* [Aim]:
Repeat all the material exactly; pictures stay out of your copy.

* [Collected data]:
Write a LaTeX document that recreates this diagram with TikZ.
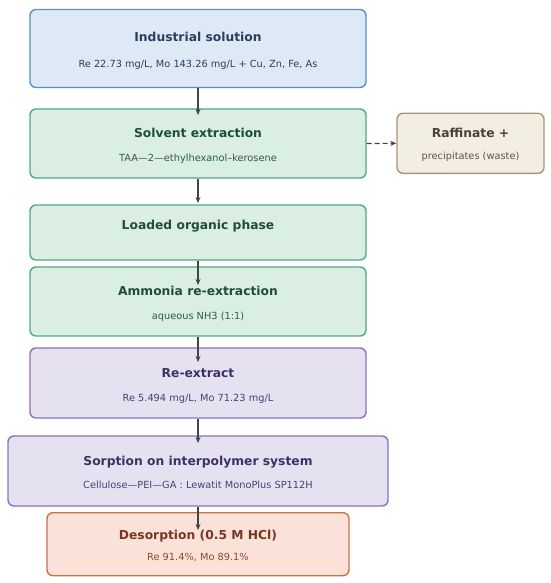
\documentclass[tikz,border=0pt]{standalone}
\usepackage{fontspec}
\setmainfont{DejaVu Sans}
\usetikzlibrary{arrows.meta}
\definecolor{bfill}{HTML}{DDEAF6}\definecolor{bdraw}{HTML}{5A8FCB}\definecolor{btext}{HTML}{2B3F5C}
\definecolor{gfill}{HTML}{DBEEE4}\definecolor{gdraw}{HTML}{4DAA84}\definecolor{gtext}{HTML}{1E4D3B}\definecolor{gsub}{HTML}{2F5A48}
\definecolor{tfill}{HTML}{F3EEE2}\definecolor{tdraw}{HTML}{A8957A}\definecolor{ttext}{HTML}{4A4034}\definecolor{tsub}{HTML}{5E5446}
\definecolor{pfill}{HTML}{E6E1F1}\definecolor{pdraw}{HTML}{8E70C0}\definecolor{ptext}{HTML}{3D3163}\definecolor{psub}{HTML}{4A4070}
\definecolor{ofill}{HTML}{FAE2D9}\definecolor{odraw}{HTML}{C8714A}\definecolor{otext}{HTML}{7A3522}\definecolor{osub}{HTML}{8A4A36}
\definecolor{arr}{HTML}{444444}
\tikzset{
  box/.style={rectangle, rounded corners=6pt, line width=1.4pt, inner sep=0pt},
  title/.style={anchor=base, inner sep=0pt, font=\fontsize{12.3}{14}\selectfont\bfseries},
  sub/.style={anchor=base, inner sep=0pt, font=\fontsize{9.8}{12}\selectfont},
  flow/.style={draw=arr, line width=1.2pt, -{Stealth[length=6pt,width=5pt]}},
}
\begin{document}
\begin{tikzpicture}[x=1pt,y=-1pt]
\useasboundingbox (0,0) rectangle (550,583);
% boxes
\node[box, draw=bdraw, fill=bfill, minimum width=336pt, minimum height=78pt] (ind) at (198,48.5) {};
\node[box, draw=gdraw, fill=gfill, minimum width=336pt, minimum height=69pt] (sx) at (198,143.5) {};
\node[box, draw=tdraw, fill=tfill, minimum width=147pt, minimum height=60pt] (raf) at (470.5,143.3) {};
\node[box, draw=gdraw, fill=gfill, minimum width=336pt, minimum height=55pt] (lop) at (198,232.5) {};
\node[box, draw=gdraw, fill=gfill, minimum width=336pt, minimum height=69pt] (amm) at (198,301.5) {};
\node[box, draw=pdraw, fill=pfill, minimum width=336pt, minimum height=70pt] (rex) at (198,383) {};
\node[box, draw=pdraw, fill=pfill, minimum width=380pt, minimum height=70pt] (sor) at (198,471) {};
\node[box, draw=odraw, fill=ofill, minimum width=302pt, minimum height=63pt] (des) at (198,544.2) {};
% texts
\node[title, text=btext] (indT) at (198,41.7) {Industrial solution};
\node[sub, text=btext] (indS) at (198,67.7) {Re 22.73 mg/L, Mo 143.26 mg/L + Cu, Zn, Fe, As};
\node[title, text=gtext] (sxT) at (198,137.3) {Solvent extraction};
\node[sub, text=gsub] (sxS) at (198,161) {TAA—2—ethylhexanol–kerosene};
\node[title, text=ttext] (rafT) at (470.5,137.9) {Raffinate +};
\node[sub, text=tsub] (rafS) at (470.5,159) {precipitates (waste)};
\node[title, text=gtext] (lopT) at (198,229) {Loaded organic phase};
\node[title, text=gtext] (ammT) at (198,295.7) {Ammonia re-extraction};
\node[sub, text=gsub] (ammS) at (198,319) {aqueous NH3 (1:1)};
\node[title, text=ptext] (rexT) at (198,377.3) {Re-extract};
\node[sub, text=psub] (rexS) at (198,401) {Re 5.494 mg/L, Mo 71.23 mg/L};
\node[title, text=ptext] (sorT) at (198,465.2) {Sorption on interpolymer system};
\node[sub, text=psub] (sorS) at (198,488.5) {Cellulose—PEI—GA : Lewatit MonoPlus SP112H};
\node[title, text=otext] (desT) at (198,539) {Desorption (0.5 M HCl)};
\node[sub, text=osub] (desS) at (198,560) {Re 91.4\%, Mo 89.1\%};
% arrow ends
\coordinate (e1) at (198,115);
\coordinate (e2) at (198,203);
\coordinate (e3) at (198,285);
\coordinate (e4) at (198,362);
\coordinate (e5) at (198,443);
\coordinate (e6) at (198,530);
\draw[flow] (ind.south) -- (e1);
\draw[flow] (sx.south) -- (e2);
\draw[flow] (lop.south) -- (e3);
\draw[flow] (amm.south) -- (e4);
\draw[flow] (rex.south) -- (e5);
\draw[flow] (sor.south) -- (e6);
\draw[flow, dash pattern=on 5pt off 3pt] (sx.east) -- (raf.west);
\end{tikzpicture}
\end{document}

* [Output]:
Write a LaTeX document that recreates this diagram with TikZ.
\documentclass[tikz,border=0pt]{standalone}
\usepackage{fontspec}
\setmainfont{DejaVu Sans}
\usetikzlibrary{arrows.meta}
\definecolor{bfill}{HTML}{DDEAF6}\definecolor{bdraw}{HTML}{5A8FCB}\definecolor{btext}{HTML}{2B3F5C}
\definecolor{gfill}{HTML}{DBEEE4}\definecolor{gdraw}{HTML}{4DAA84}\definecolor{gtext}{HTML}{1E4D3B}\definecolor{gsub}{HTML}{2F5A48}
\definecolor{tfill}{HTML}{F3EEE2}\definecolor{tdraw}{HTML}{A8957A}\definecolor{ttext}{HTML}{4A4034}\definecolor{tsub}{HTML}{5E5446}
\definecolor{pfill}{HTML}{E6E1F1}\definecolor{pdraw}{HTML}{8E70C0}\definecolor{ptext}{HTML}{3D3163}\definecolor{psub}{HTML}{4A4070}
\definecolor{ofill}{HTML}{FAE2D9}\definecolor{odraw}{HTML}{C8714A}\definecolor{otext}{HTML}{7A3522}\definecolor{osub}{HTML}{8A4A36}
\definecolor{arr}{HTML}{444444}
\tikzset{
  box/.style={rectangle, rounded corners=6pt, line width=1.4pt, inner sep=0pt},
  title/.style={anchor=base, inner sep=0pt, font=\fontsize{12.3}{14}\selectfont\bfseries},
  sub/.style={anchor=base, inner sep=0pt, font=\fontsize{9.8}{12}\selectfont},
  flow/.style={draw=arr, line width=1.2pt, -{Stealth[length=6pt,width=5pt]}},
}
\begin{document}
\begin{tikzpicture}[x=1pt,y=-1pt]
\useasboundingbox (0,0) rectangle (550,583);
% boxes
\node[box, draw=bdraw, fill=bfill, minimum width=336pt, minimum height=78pt] (ind) at (198,48.5) {};
\node[box, draw=gdraw, fill=gfill, minimum width=336pt, minimum height=69pt] (sx) at (198,143.5) {};
\node[box, draw=tdraw, fill=tfill, minimum width=147pt, minimum height=60pt] (raf) at (470.5,143.3) {};
\node[box, draw=gdraw, fill=gfill, minimum width=336pt, minimum height=55pt] (lop) at (198,232.5) {};
\node[box, draw=gdraw, fill=gfill, minimum width=336pt, minimum height=69pt] (amm) at (198,301.5) {};
\node[box, draw=pdraw, fill=pfill, minimum width=336pt, minimum height=70pt] (rex) at (198,383) {};
\node[box, draw=pdraw, fill=pfill, minimum width=380pt, minimum height=70pt] (sor) at (198,471) {};
\node[box, draw=odraw, fill=ofill, minimum width=302pt, minimum height=63pt] (des) at (198,544.2) {};
% texts
\node[title, text=btext] (indT) at (198,41.7) {Industrial solution};
\node[sub, text=btext] (indS) at (198,67.7) {Re 22.73 mg/L, Mo 143.26 mg/L + Cu, Zn, Fe, As};
\node[title, text=gtext] (sxT) at (198,137.3) {Solvent extraction};
\node[sub, text=gsub] (sxS) at (198,161) {TAA—2—ethylhexanol–kerosene};
\node[title, text=ttext] (rafT) at (470.5,137.9) {Raffinate +};
\node[sub, text=tsub] (rafS) at (470.5,159) {precipitates (waste)};
\node[title, text=gtext] (lopT) at (198,229) {Loaded organic phase};
\node[title, text=gtext] (ammT) at (198,295.7) {Ammonia re-extraction};
\node[sub, text=gsub] (ammS) at (198,319) {aqueous NH3 (1:1)};
\node[title, text=ptext] (rexT) at (198,377.3) {Re-extract};
\node[sub, text=psub] (rexS) at (198,401) {Re 5.494 mg/L, Mo 71.23 mg/L};
\node[title, text=ptext] (sorT) at (198,465.2) {Sorption on interpolymer system};
\node[sub, text=psub] (sorS) at (198,488.5) {Cellulose—PEI—GA : Lewatit MonoPlus SP112H};
\node[title, text=otext] (desT) at (198,539) {Desorption (0.5 M HCl)};
\node[sub, text=osub] (desS) at (198,560) {Re 91.4\%, Mo 89.1\%};
% arrow ends
\coordinate (e1) at (198,115);
\coordinate (e2) at (198,203);
\coordinate (e3) at (198,285);
\coordinate (e4) at (198,362);
\coordinate (e5) at (198,443);
\coordinate (e6) at (198,530);
\draw[flow] (ind.south) -- (e1);
\draw[flow] (sx.south) -- (e2);
\draw[flow] (lop.south) -- (e3);
\draw[flow] (amm.south) -- (e4);
\draw[flow] (rex.south) -- (e5);
\draw[flow] (sor.south) -- (e6);
\draw[flow, dash pattern=on 5pt off 3pt] (sx.east) -- (raf.west);
\end{tikzpicture}
\end{document}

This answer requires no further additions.